I'm comfortable walking into the cocktail party and saying, 'Yes, I am a middle-aged has-been. I happen to suck as an entrepreneur.' I'm also comfortable walking into the party saying that, 'You know what, I tried my hardest and for me it was the journey that was way more important to me than the destination or the status related to whatever the positive outcome is.'
You've got to have a thick skin and you have to steel yourself for whatever's going to be out there that could be potentially against you. And so, for me, those are two big lessons I share with people.
Drop the elitism, try to get out into the public and understand what is going on in society—that will make you a better person and more prepared. And number two, if people are railing against you or saying nasty things, what other people think of you is none of your business. Who cares? Just go out and live your life and do what you think makes sense for yourself.

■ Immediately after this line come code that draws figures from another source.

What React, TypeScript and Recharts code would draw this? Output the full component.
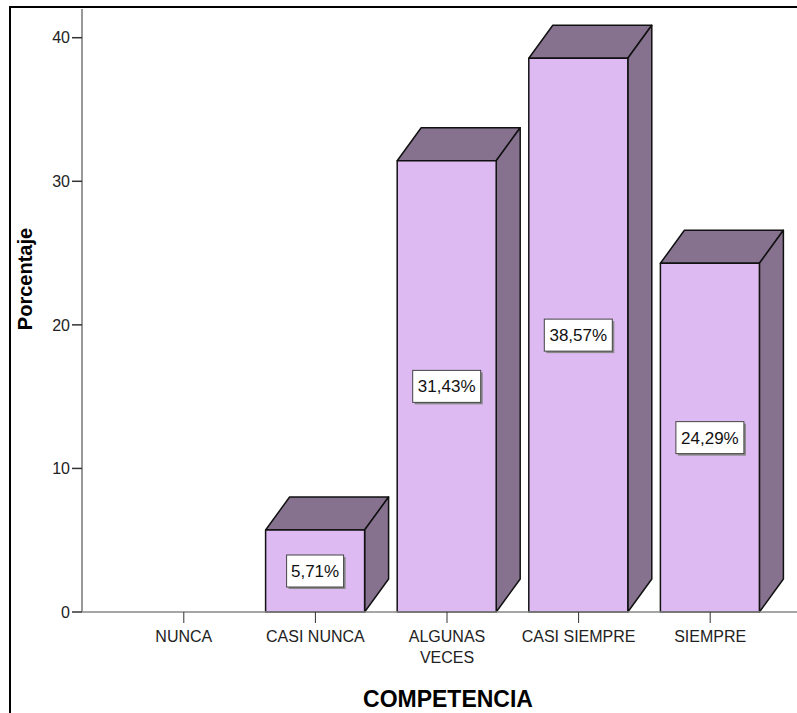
import React from 'react';
import { BarChart, Bar, XAxis, YAxis, LabelList } from 'recharts';

const categories = ['NUNCA', 'CASI NUNCA', 'ALGUNAS VECES', 'CASI SIEMPRE', 'SIEMPRE'];
const percentages = [0, 5.71, 31.43, 38.57, 24.29];
const yTicks = [0, 10, 20, 30, 40];
// tick labels that SPSS wraps onto two lines
const tickLines: Record<string, string[]> = { 'ALGUNAS VECES': ['ALGUNAS', 'VECES'] };

const data = categories.map((name, i) => ({ name, value: percentages[i] }));

const FRONT = '#DEBAF2';
const DARK = '#86718F';
const DEPTH_X = 24;
const DEPTH_Y = 33;
const FONT = '"Liberation Sans", Arial, sans-serif';

// front face + top + right side, like the SPSS 3D bars
const Bar3D = (props: any) => {
  const { x, y, width, height } = props;
  if (!height || height <= 0) return null;
  const r = x + width;
  const b = y + height;
  return (
    <g stroke="#111" strokeWidth={1.5} strokeLinejoin="round">
      <polygon points={`${x},${y} ${x + DEPTH_X},${y - DEPTH_Y} ${r + DEPTH_X},${y - DEPTH_Y} ${r},${y}`} fill={DARK} />
      <polygon points={`${r},${y} ${r + DEPTH_X},${y - DEPTH_Y} ${r + DEPTH_X},${b - DEPTH_Y} ${r},${b}`} fill={DARK} />
      <rect x={x} y={y} width={width} height={height} fill={FRONT} />
    </g>
  );
};

const ValueBox = (props: any) => {
  const { x, y, width, height, value } = props;
  if (!value) return null;
  const text = Number(value).toFixed(2).replace('.', ',') + '%';
  const w = text.length * 11 + 2;
  const h = 32;
  const cx = x + width / 2;
  const cy = y + height / 2;
  return (
    <g>
      <rect x={cx - w / 2 + 2} y={cy - h / 2 + 2} width={w} height={h} fill="#888" />
      <rect x={cx - w / 2} y={cy - h / 2} width={w} height={h} fill="#fff" stroke="#444" strokeWidth={1} />
      <text x={cx} y={cy + 6} textAnchor="middle" fontSize={17} fontFamily={FONT} fill="#111">
        {text}
      </text>
    </g>
  );
};

const CategoryTick = (props: any) => {
  const { x, y, payload } = props;
  const lines = tickLines[payload.value] ?? [payload.value];
  return (
    <text x={x} y={y} textAnchor="middle" fontSize={16} fontFamily={FONT} fill="#222">
      {lines.map((l: string, i: number) => (
        <tspan key={i} x={x} dy={i === 0 ? 17 : 21}>
          {l}
        </tspan>
      ))}
    </text>
  );
};

const XTitle = () => (
  <text x={448} y={707} textAnchor="middle" fontSize={23} fontWeight="bold" fontFamily={FONT} fill="#000">
    COMPETENCIA
  </text>
);

const YTitle = () => (
  <text
    x={32}
    y={279}
    transform="rotate(-90, 32, 279)"
    textAnchor="middle"
    fontSize={20}
    fontWeight="bold"
    fontFamily={FONT}
    fill="#000"
  >
    Porcentaje
  </text>
);

export default function App() {
  return (
    <div style={{ position: 'absolute', left: 0, top: 0, width: 797, height: 713, background: '#fff', overflow: 'hidden' }}>
      {/* outer frame, only top and left edges are visible */}
      <div
        style={{
          position: 'absolute',
          left: 9,
          top: 6,
          width: 800,
          height: 720,
          borderLeft: '2px solid #000',
          borderTop: '2px solid #000',
        }}
      />
      <BarChart width={797} height={713} data={data} margin={{ top: 9, right: 0, bottom: 0, left: 0 }}>
        <XAxis
          dataKey="name"
          height={101}
          padding={{ left: 36, right: 21 }}
          tickSize={11}
          tickMargin={2}
          tick={<CategoryTick />}
          tickLine={{ stroke: '#333' }}
          axisLine={{ stroke: '#888', strokeWidth: 1.5 }}
          label={<XTitle />}
        />
        <YAxis
          width={82}
          domain={[0, 42]}
          ticks={yTicks}
          tickSize={10}
          tickMargin={2}
          tick={{ fontSize: 16, fill: '#222', fontFamily: FONT }}
          tickLine={{ stroke: '#333', strokeWidth: 1.5 }}
          axisLine={{ stroke: '#999', strokeWidth: 2 }}
          label={<YTitle />}
        />
        <Bar dataKey="value" barSize={99} shape={<Bar3D />} isAnimationActive={false}>
          <LabelList dataKey="value" content={(p: any) => <ValueBox {...p} />} />
        </Bar>
      </BarChart>
    </div>
  );
}
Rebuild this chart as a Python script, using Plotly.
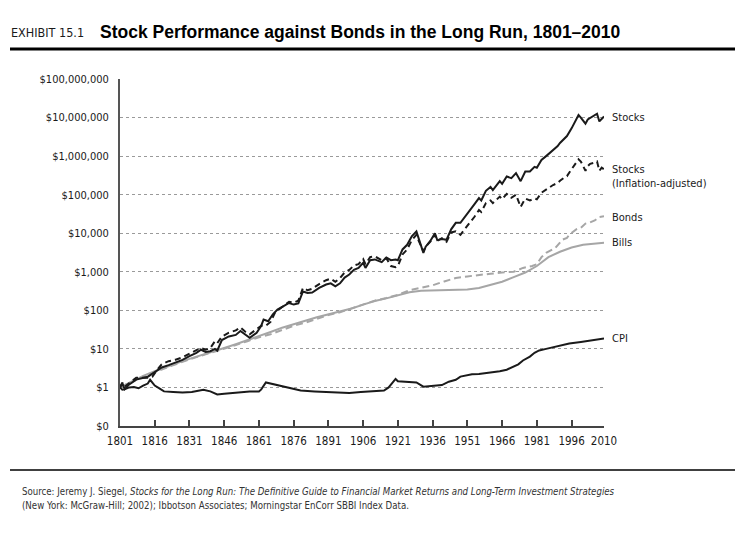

The world has completely changed with Big Think and all these other social media websites and Facebook and Twitter. You better get out there and define yourself before other people define you. So you've got to accept yourself. You've got to recognize that—be self-aware.
Okay, you're really not that important. Let me give you the news flash. And the universe doesn't care if you're successful or not. And so you shouldn't either. You should just follow your journey, but if you're an entrepreneur you've got to be bold and you've got to think very, very big. Otherwise, what are you doing it for?
Have you ever been to a Donald Trump rally?
MALE: Only the Trump campaign understands how popular Donald Trump is and what his path to reelection might be.
ANTHONY SCARAMUCCI: Have you ever been to a Bernie Sanders rally?
CROWD: Singing.
ANTHONY SCARAMUCCI: Let me tell you something. We can sit in a salon like this and we can self-talk to each other and we can insulate ourselves with what we think are the right ideas or the best ideas, but the average person is hurting out there. And so they're looking for something more disruptive or something more change-oriented.
So if you are a media personality or you're a CEO, and people are telling you you have to be more of a media personality, you better be authentic.